I’ve come to realize how important Winter Solstice is to me. Not that I have rituals around it or any tradition I follow concerning that day. For me it is the end of the long darkness and the beginning of the re-emergence of the day star.
I’ve never thought I had Seasonal Affective Disorder. I’ve always associated that with depression and sadness. More than disorder, I feel disarray: the loud clanging of my emotions and thoughts inside the tin pan of my skull and the difficulty I have keeping my cool. My skin feels prickly and irritated.
I’ve been feeling this mental and emotional disarray for weeks now and just today, this evening, some of the pieces that have been jumbling around in my head began to fit together to form a partial picture. This season – a season for introspection, for hibernation, for preparation and for strengthening ties with family and friends – is also a season of darkness and foul weather and stir crazy pets and people.
I’ve fought the urge many times over the past few days to get into my truck and drive until I run out of gas. To drive to somewhere quiet, somewhere quiet enough for my mental mud to settle and allow me to think, to breathe deeply, to be. I feel crowded by darkness and a full schedule of activities and expectations.
I long for light, for fresh air, for time spent outside with out the voices in my head nagging me about the length of my to do list. And more than anything, I long for quiet – hard to get in a home that seems to always be full of sounds. I don’t like being this way, I don’t like feeling so irritable and ready to bark at my loves.

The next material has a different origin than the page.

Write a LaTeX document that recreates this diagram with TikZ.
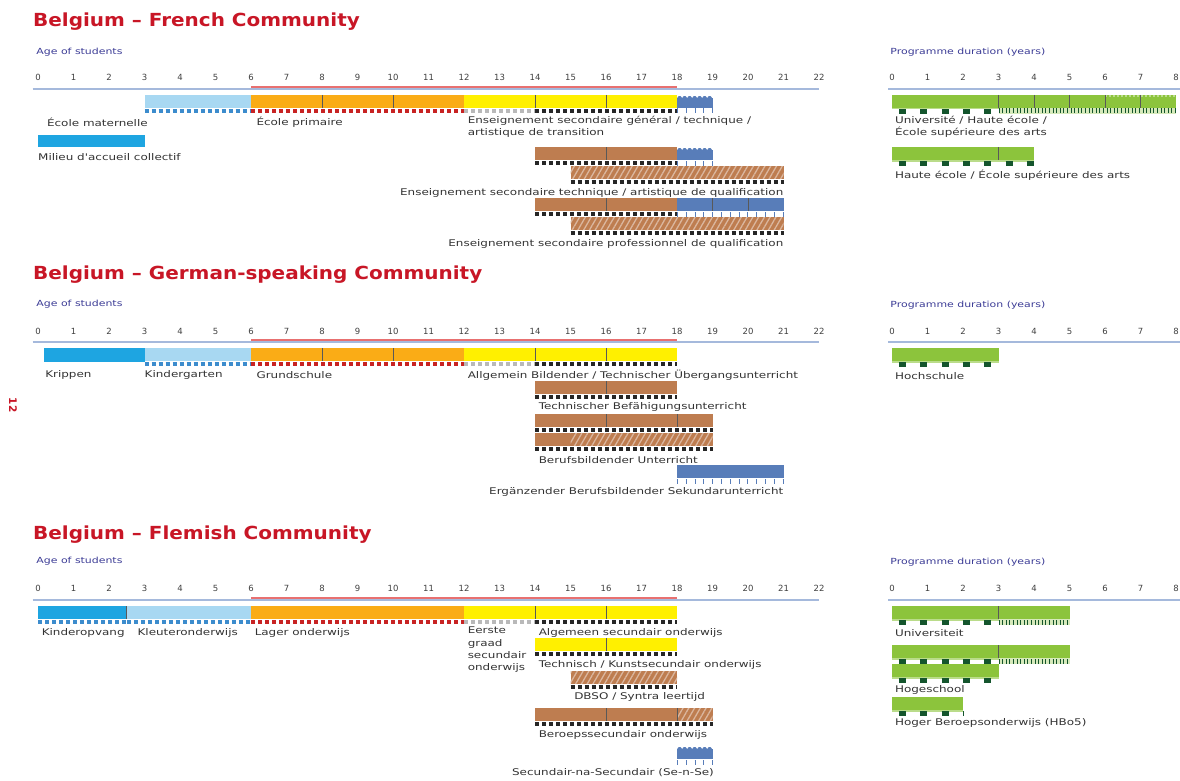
\documentclass[tikz,border=0pt]{standalone}
\usepackage{fontspec}
\setmainfont{DejaVu Sans}
\newfontfamily\lblfont[FakeStretch=1.3]{DejaVu Sans}
\newfontfamily\ttlfont[FakeStretch=1.11]{DejaVu Sans}
\usetikzlibrary{patterns.meta}

\definecolor{titlered}{RGB}{200,22,38}
\definecolor{axblue}{RGB}{60,60,150}
\definecolor{axline}{RGB}{165,185,220}
\definecolor{axred}{RGB}{232,112,112}
\definecolor{cribblue}{RGB}{30,165,225}
\definecolor{kgblue}{RGB}{168,216,242}
\definecolor{kgsq}{RGB}{60,140,205}
\definecolor{primorange}{RGB}{250,172,22}
\definecolor{primsq}{RGB}{200,35,35}
\definecolor{secyellow}{RGB}{255,240,0}
\definecolor{vocbrown}{RGB}{190,125,80}
\definecolor{postblue}{RGB}{88,125,185}
\definecolor{unigreen}{RGB}{140,196,60}
\definecolor{darkgreen}{RGB}{20,85,45}

% bar body, strips (x1, x2, top y, colour)
\newcommand{\barbody}[4]{\fill[#4] (#1,#3) rectangle (#2,#3+13);}
\newcommand{\hatchbody}[4]{\fill[#4] (#1,#3) rectangle (#2,#3+13);
  \fill[pattern={Lines[angle=60,distance=5pt,line width=1.3pt]}, pattern color=#4!55!white]
    (#1,#3) rectangle (#2,#3+13);}
\newcommand{\postbody}[3]{\fill[postblue] (#1,#3+3) rectangle (#2,#3+13);
  \draw[postblue, line width=3.5pt, line cap=round, dash pattern=on 1.2pt off 3.8pt]
    ([xshift=2pt]#1,#3+2.5) -- ([xshift=-2pt]#2,#3+2.5);}
\newcommand{\sqstrip}[4]{\fill[white] (#1,#3+13) rectangle (#2,#3+19);
  \draw[#4, line width=4.5pt, dash pattern=on 4pt off 3pt] (#1,#3+16) -- (#2,#3+16);}
\newcommand{\tkstrip}[4]{\fill[white] (#1,#3+13) rectangle (#2,#3+19);
  \draw[#4, line width=5pt, dash pattern=on 0.9pt off 7.9pt] (#1,#3+16) -- (#2,#3+16);}
\newcommand{\gsqstrip}[3]{\fill[white] (#1,#3+13) rectangle (#2,#3+19);
  \fill[unigreen!60!white] (#1,#3+13) rectangle (#2,#3+14.5);
  \draw[darkgreen, line width=5pt, dash pattern=on 7pt off 14.3pt, dash phase=-7pt]
    (#1,#3+16.3) -- (#2,#3+16.3);}
\newcommand{\gtkstrip}[3]{\fill[unigreen!35!white] (#1,#3+13) rectangle (#2,#3+19);
  \draw[darkgreen, line width=5pt, dash pattern=on 1pt off 2.6pt] (#1,#3+16) -- (#2,#3+16);}

\begin{document}
\begin{tikzpicture}[x=1pt, y=-1pt,
    title/.style={font=\ttlfont\fontsize{18}{20}\selectfont\bfseries, text=titlered, anchor=west, inner sep=0},
    axlab/.style={font=\lblfont\fontsize{8.4}{9}\selectfont, text=axblue, anchor=west, inner sep=0},
    num/.style={font=\fontsize{8.5}{9}\selectfont, text=black!75, inner sep=0},
    lbl/.style={font=\lblfont\fontsize{9.2}{12.3}\selectfont, text=black!80, anchor=west, inner sep=0, align=left},
    axl/.style={axline, line width=1.2pt},
    axr/.style={axred, line width=1.6pt},
    divl/.style={black!65, line width=0.6pt},
  ]
  \useasboundingbox (0,0) rectangle (1180,781);
  \fill[white] (0,0) rectangle (1180,781);

  \node[rotate=-90, text=titlered, font=\bfseries\fontsize{10.5}{11}\selectfont] (pgno) at (13,405) {12};

  % ===== French Community =====
  \node[title] (frtitle) at (33,22) {Belgium – French Community};
  \begin{scope}[xshift=38pt, x=35.5pt]
    \node[axlab] (frage) at (-0.05,52) {Age of students};
    \foreach \n in {0,...,22} \node[num] (frn\n) at (\n,77) {\n};
    \draw[axl] (-0.15,89) -- (22,89);
    \draw[axr] (6,87) -- (18,87);
    % main row
    \barbody{3}{6}{95}{kgblue} \sqstrip{3}{6}{95}{kgsq}
    \barbody{6}{12}{95}{primorange} \sqstrip{6}{12}{95}{primsq}
    \barbody{12}{18}{95}{secyellow} \sqstrip{12}{14}{95}{gray!55} \sqstrip{14}{18}{95}{black!85}
    \postbody{18}{19}{95} \tkstrip{18}{19}{95}{postblue}
    \draw[divl] (8,95) -- (8,108) (10,95) -- (10,108) (14,95) -- (14,108) (16,95) -- (16,108);
    \node[lbl] (frmat) at (0.25,122) {École maternelle};
    \node[lbl] (frprim) at (6.15,122) {École primaire};
    \node[lbl, anchor=north west] (frgen) at (12.1,116) {Enseignement secondaire général / technique /\\artistique de transition};
    \fill[cribblue] (0,135) rectangle (3,147);
    \node[lbl] (frmil) at (0,157) {Milieu d'accueil collectif};
    % technical / artistic
    \barbody{14}{18}{147}{vocbrown} \sqstrip{14}{18}{147}{black!85}
    \postbody{18}{19}{147} \tkstrip{18}{19}{147}{postblue}
    \draw[divl] (16,147) -- (16,160);
    \hatchbody{15}{21}{166}{vocbrown} \sqstrip{15}{21}{166}{black!85}
    \node[lbl, anchor=east] (frtech) at (21,193) {Enseignement secondaire technique / artistique de qualification};
    % vocational
    \barbody{14}{18}{198}{vocbrown} \sqstrip{14}{18}{198}{black!85}
    \barbody{18}{21}{198}{postblue} \tkstrip{18}{21}{198}{postblue}
    \draw[divl] (16,198) -- (16,211) (19,198) -- (19,211) (20,198) -- (20,211);
    \hatchbody{15}{21}{217}{vocbrown} \sqstrip{15}{21}{217}{black!85}
    \node[lbl, anchor=east] (frprof) at (21,244) {Enseignement secondaire professionnel de qualification};
  \end{scope}
  \begin{scope}[xshift=892pt, x=35.5pt]
    \node[axlab] (frdur) at (-0.05,52) {Programme duration (years)};
    \foreach \n in {0,...,8} \node[num] (frd\n) at (\n,77) {\n};
    \draw[axl] (-0.1,89) -- (8.1,89);
    \barbody{0}{8}{95}{unigreen}
    \draw[unigreen!60!white, line width=1.2pt, dash pattern=on 2pt off 2pt] (6,96) -- (8,96);
    \draw[divl] (3,95) -- (3,108) (4,95) -- (4,108) (5,95) -- (5,108) (6,95) -- (6,108) (7,95) -- (7,108);
    \gsqstrip{0}{3}{95} \gtkstrip{3}{8}{95}
    \node[lbl, anchor=north west] (fruni) at (0.08,116) {Université / Haute école /\\École supérieure des arts};
    \barbody{0}{4}{147}{unigreen} \draw[divl] (3,147) -- (3,160);
    \gsqstrip{0}{4}{147}
    \node[lbl] (frhe) at (0.08,175) {Haute école / École supérieure des arts};
  \end{scope}

  % ===== German-speaking Community =====
  \node[title] (detitle) at (33,275) {Belgium – German-speaking Community};
  \begin{scope}[xshift=38pt, x=35.5pt]
    \node[axlab] (deage) at (-0.05,304) {Age of students};
    \foreach \n in {0,...,22} \node[num] (den\n) at (\n,331) {\n};
    \draw[axl] (-0.15,342) -- (22,342);
    \draw[axr] (6,340) -- (18,340);
    % main row
    \fill[cribblue] (0.17,348) rectangle (3,362);
    \barbody{3}{6}{348}{kgblue} \sqstrip{3}{6}{348}{kgsq}
    \barbody{6}{12}{348}{primorange} \sqstrip{6}{12}{348}{primsq}
    \barbody{12}{18}{348}{secyellow} \sqstrip{12}{14}{348}{gray!55} \sqstrip{14}{18}{348}{black!85}
    \draw[divl] (8,348) -- (8,361) (10,348) -- (10,361) (14,348) -- (14,361) (16,348) -- (16,361);
    \node[lbl] (dekrip) at (0.2,375) {Krippen};
    \node[lbl] (dekg) at (3,375) {Kindergarten};
    \node[lbl] (degrund) at (6.15,375) {Grundschule};
    \node[lbl] (deallg) at (12.1,375) {Allgemein Bildender / Technischer Übergangsunterricht};
    % technical
    \barbody{14}{18}{381}{vocbrown} \sqstrip{14}{18}{381}{black!85}
    \draw[divl] (16,381) -- (16,394);
    \node[lbl] (detech) at (14.1,407) {Technischer Befähigungsunterricht};
    % vocational
    \barbody{14}{19}{414}{vocbrown} \sqstrip{14}{19}{414}{black!85}
    \draw[divl] (16,414) -- (16,427) (18,414) -- (18,427);
    \barbody{14}{15}{433}{vocbrown} \hatchbody{15}{19}{433}{vocbrown} \sqstrip{14}{19}{433}{black!85}
    \node[lbl] (deberuf) at (14.1,460) {Berufsbildender Unterricht};
    \barbody{18}{21}{465}{postblue} \tkstrip{18}{21}{465}{postblue}
    \node[lbl, anchor=east] (deerg) at (21,492) {Ergänzender Berufsbildender Sekundarunterricht};
  \end{scope}
  \begin{scope}[xshift=892pt, x=35.5pt]
    \node[axlab] (dedur) at (-0.05,305) {Programme duration (years)};
    \foreach \n in {0,...,8} \node[num] (ded\n) at (\n,331) {\n};
    \draw[axl] (-0.1,342) -- (8.1,342);
    \barbody{0}{3}{348}{unigreen} \gsqstrip{0}{3}{348}
    \node[lbl] (dehoch) at (0.08,376) {Hochschule};
  \end{scope}

  % ===== Flemish Community =====
  \node[title] (fltitle) at (33,535) {Belgium – Flemish Community};
  \begin{scope}[xshift=38pt, x=35.5pt]
    \node[axlab] (flage) at (-0.05,561) {Age of students};
    \foreach \n in {0,...,22} \node[num] (fln\n) at (\n,588) {\n};
    \draw[axl] (-0.15,600) -- (22,600);
    \draw[axr] (6,598) -- (18,598);
    % main row
    \barbody{0}{2.5}{606}{cribblue} \sqstrip{0}{2.5}{606}{kgsq}
    \barbody{2.5}{6}{606}{kgblue} \sqstrip{2.5}{6}{606}{kgsq}
    \barbody{6}{12}{606}{primorange} \sqstrip{6}{12}{606}{primsq}
    \barbody{12}{18}{606}{secyellow} \sqstrip{12}{14}{606}{gray!55} \sqstrip{14}{18}{606}{black!85}
    \draw[divl] (2.5,606) -- (2.5,619) (14,606) -- (14,619) (16,606) -- (16,619);
    \node[lbl] (flopv) at (0.1,633) {Kinderopvang};
    \node[lbl] (flkleu) at (2.8,633) {Kleuteronderwijs};
    \node[lbl] (fllag) at (6.1,633) {Lager onderwijs};
    \node[lbl, anchor=north west] (fleers) at (12.1,627) {Eerste\\graad\\secundair\\onderwijs};
    \node[lbl] (flalg) at (14.1,633) {Algemeen secundair onderwijs};
    % technical / arts
    \barbody{14}{18}{638}{secyellow} \sqstrip{14}{18}{638}{black!85}
    \draw[divl] (16,638) -- (16,651);
    \node[lbl] (fltech) at (14.1,665) {Technisch / Kunstsecundair onderwijs};
    % part-time
    \hatchbody{15}{18}{671}{vocbrown} \sqstrip{15}{18}{671}{black!85}
    \node[lbl] (fldbso) at (15.1,697) {DBSO / Syntra leertijd};
    % vocational
    \barbody{14}{18}{708}{vocbrown} \hatchbody{18}{19}{708}{vocbrown} \sqstrip{14}{19}{708}{black!85}
    \draw[divl] (16,708) -- (16,721) (18,708) -- (18,721);
    \node[lbl] (flber) at (14.1,735) {Beroepssecundair onderwijs};
    \postbody{18}{19}{746} \tkstrip{18}{19}{746}{postblue}
    \node[lbl] (flsens) at (13.35,773) {Secundair-na-Secundair (Se-n-Se)};
  \end{scope}
  \begin{scope}[xshift=892pt, x=35.5pt]
    \node[axlab] (fldur) at (-0.05,562) {Programme duration (years)};
    \foreach \n in {0,...,8} \node[num] (fld\n) at (\n,588) {\n};
    \draw[axl] (-0.1,600) -- (8.1,600);
    \barbody{0}{5}{606}{unigreen} \draw[divl] (3,606) -- (3,619);
    \gsqstrip{0}{3}{606} \gtkstrip{3}{5}{606}
    \node[lbl] (fluni) at (0.08,633) {Universiteit};
    \barbody{0}{5}{645}{unigreen} \draw[divl] (3,645) -- (3,658);
    \gsqstrip{0}{3}{645} \gtkstrip{3}{5}{645}
    \barbody{0}{3}{664}{unigreen} \gsqstrip{0}{3}{664}
    \node[lbl] (flhog) at (0.08,690) {Hogeschool};
    \barbody{0}{2}{697}{unigreen} \gsqstrip{0}{2}{697}
    \node[lbl] (flhbo) at (0.08,723) {Hoger Beroepsonderwijs (HBo5)};
  \end{scope}
\end{tikzpicture}
\end{document}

I’m glad I could finally put into words the feelings that have been pressing the inside of my skull. It feels a little better already, just seeing the words on this page. Light is coming,
We’ve slipped past the longest night and the day star will make its presence known more and more as the days go by. Just thinking about it I can feel the sensation of rebirth in my belly, in my chest. Winter feels like a crowded, messy cell, spring is my time.